» **TASK TO COMPLETE**:
Return, unaltered, every line from the beginning of the material below up to and including the one with "plt.rcParams['font.family'] = ['Liberation".

**** RECORDS PROVIDED

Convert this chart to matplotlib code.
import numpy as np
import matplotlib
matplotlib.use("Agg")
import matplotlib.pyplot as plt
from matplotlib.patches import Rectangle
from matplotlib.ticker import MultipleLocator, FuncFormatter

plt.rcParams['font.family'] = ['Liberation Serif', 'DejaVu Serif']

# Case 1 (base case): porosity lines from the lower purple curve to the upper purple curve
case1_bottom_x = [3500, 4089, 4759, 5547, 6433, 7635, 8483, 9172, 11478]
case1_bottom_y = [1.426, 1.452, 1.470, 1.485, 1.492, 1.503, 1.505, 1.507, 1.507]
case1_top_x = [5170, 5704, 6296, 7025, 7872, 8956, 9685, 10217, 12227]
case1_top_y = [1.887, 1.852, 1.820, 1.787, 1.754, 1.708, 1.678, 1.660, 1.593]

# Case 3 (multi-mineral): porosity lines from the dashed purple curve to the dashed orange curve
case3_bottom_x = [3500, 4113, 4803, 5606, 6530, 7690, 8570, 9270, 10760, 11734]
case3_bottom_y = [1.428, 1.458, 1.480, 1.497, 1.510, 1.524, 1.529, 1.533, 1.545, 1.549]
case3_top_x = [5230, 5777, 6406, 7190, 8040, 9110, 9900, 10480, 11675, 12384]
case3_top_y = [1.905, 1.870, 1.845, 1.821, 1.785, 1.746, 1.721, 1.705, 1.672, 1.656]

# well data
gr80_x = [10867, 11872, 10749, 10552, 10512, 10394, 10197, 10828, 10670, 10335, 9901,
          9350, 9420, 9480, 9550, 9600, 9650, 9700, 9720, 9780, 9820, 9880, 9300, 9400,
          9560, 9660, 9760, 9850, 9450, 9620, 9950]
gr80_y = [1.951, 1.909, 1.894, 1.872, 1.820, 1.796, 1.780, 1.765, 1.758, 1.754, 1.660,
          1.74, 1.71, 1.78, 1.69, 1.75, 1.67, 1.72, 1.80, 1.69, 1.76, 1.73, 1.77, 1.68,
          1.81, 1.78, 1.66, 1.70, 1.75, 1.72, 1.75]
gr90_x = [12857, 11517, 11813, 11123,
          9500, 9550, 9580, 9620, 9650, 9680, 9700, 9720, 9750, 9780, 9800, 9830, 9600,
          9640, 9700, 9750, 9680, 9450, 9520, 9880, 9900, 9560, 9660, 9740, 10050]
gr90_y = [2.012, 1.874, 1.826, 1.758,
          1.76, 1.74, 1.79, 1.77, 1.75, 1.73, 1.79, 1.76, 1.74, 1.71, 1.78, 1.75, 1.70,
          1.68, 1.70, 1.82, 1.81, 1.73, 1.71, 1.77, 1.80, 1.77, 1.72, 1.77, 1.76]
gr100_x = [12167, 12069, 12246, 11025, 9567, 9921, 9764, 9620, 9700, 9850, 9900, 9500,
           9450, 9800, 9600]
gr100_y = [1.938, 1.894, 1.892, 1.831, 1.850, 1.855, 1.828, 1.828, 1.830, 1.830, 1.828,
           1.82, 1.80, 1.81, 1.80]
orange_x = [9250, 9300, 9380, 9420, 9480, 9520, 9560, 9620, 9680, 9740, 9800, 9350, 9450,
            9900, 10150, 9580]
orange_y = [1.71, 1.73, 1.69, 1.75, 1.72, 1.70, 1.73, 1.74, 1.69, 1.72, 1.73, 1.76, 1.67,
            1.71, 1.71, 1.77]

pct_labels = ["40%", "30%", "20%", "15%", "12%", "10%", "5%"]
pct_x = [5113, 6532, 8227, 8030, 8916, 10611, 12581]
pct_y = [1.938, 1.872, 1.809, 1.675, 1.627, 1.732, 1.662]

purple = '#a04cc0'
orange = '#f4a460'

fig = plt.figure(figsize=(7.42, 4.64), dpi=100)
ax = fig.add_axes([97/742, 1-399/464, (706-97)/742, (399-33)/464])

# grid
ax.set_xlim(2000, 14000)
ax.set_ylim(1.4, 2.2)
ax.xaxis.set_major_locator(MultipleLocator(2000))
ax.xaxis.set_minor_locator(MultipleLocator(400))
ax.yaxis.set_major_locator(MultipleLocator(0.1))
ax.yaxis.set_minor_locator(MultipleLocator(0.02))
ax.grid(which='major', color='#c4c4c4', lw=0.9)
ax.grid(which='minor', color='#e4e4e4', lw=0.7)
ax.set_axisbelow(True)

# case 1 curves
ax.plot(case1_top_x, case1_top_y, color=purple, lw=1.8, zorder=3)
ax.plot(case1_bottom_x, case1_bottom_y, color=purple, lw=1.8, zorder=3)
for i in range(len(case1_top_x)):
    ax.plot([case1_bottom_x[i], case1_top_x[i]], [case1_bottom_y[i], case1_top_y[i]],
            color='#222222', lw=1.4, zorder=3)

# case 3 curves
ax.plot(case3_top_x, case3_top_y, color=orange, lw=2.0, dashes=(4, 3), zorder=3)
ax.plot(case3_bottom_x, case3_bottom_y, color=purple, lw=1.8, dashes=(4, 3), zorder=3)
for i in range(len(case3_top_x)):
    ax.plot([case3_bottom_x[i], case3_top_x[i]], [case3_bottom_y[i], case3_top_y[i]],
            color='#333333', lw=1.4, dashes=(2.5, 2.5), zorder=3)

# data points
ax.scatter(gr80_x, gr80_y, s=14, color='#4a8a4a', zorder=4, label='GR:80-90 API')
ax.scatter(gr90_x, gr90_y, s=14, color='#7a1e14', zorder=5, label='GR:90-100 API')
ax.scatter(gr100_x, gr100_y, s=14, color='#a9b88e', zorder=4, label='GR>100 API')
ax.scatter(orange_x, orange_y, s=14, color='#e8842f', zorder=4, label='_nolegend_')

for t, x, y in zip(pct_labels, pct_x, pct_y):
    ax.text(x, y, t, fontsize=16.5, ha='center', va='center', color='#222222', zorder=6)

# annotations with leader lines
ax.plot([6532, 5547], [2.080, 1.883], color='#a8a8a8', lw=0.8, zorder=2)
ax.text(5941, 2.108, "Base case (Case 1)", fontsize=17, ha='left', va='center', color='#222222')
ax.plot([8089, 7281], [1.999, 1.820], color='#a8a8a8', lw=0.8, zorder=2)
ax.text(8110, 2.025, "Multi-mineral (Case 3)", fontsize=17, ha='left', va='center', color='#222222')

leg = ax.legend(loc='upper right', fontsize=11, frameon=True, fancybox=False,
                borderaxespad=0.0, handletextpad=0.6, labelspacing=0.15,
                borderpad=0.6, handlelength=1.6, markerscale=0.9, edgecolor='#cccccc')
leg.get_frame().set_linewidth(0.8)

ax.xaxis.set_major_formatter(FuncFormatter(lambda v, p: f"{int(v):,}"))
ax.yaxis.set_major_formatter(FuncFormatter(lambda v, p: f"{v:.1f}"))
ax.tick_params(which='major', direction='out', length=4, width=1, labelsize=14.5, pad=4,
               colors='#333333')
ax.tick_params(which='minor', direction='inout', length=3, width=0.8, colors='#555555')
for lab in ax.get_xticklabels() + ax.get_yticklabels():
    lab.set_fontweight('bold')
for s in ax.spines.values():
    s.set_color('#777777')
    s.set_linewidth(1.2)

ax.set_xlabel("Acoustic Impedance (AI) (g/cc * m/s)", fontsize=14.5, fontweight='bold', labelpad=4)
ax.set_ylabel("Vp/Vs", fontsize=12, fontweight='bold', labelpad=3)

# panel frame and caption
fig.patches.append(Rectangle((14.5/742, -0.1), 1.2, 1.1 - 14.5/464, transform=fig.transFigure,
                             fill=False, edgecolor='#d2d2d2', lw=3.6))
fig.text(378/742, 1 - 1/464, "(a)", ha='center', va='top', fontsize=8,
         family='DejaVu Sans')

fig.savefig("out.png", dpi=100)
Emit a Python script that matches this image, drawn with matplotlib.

********

» **RESULT**:
Convert this chart to matplotlib code.
import numpy as np
import matplotlib
matplotlib.use("Agg")
import matplotlib.pyplot as plt
from matplotlib.patches import Rectangle
from matplotlib.ticker import MultipleLocator, FuncFormatter

plt.rcParams['font.family'] = ['Liberation Serif', 'DejaVu Serif']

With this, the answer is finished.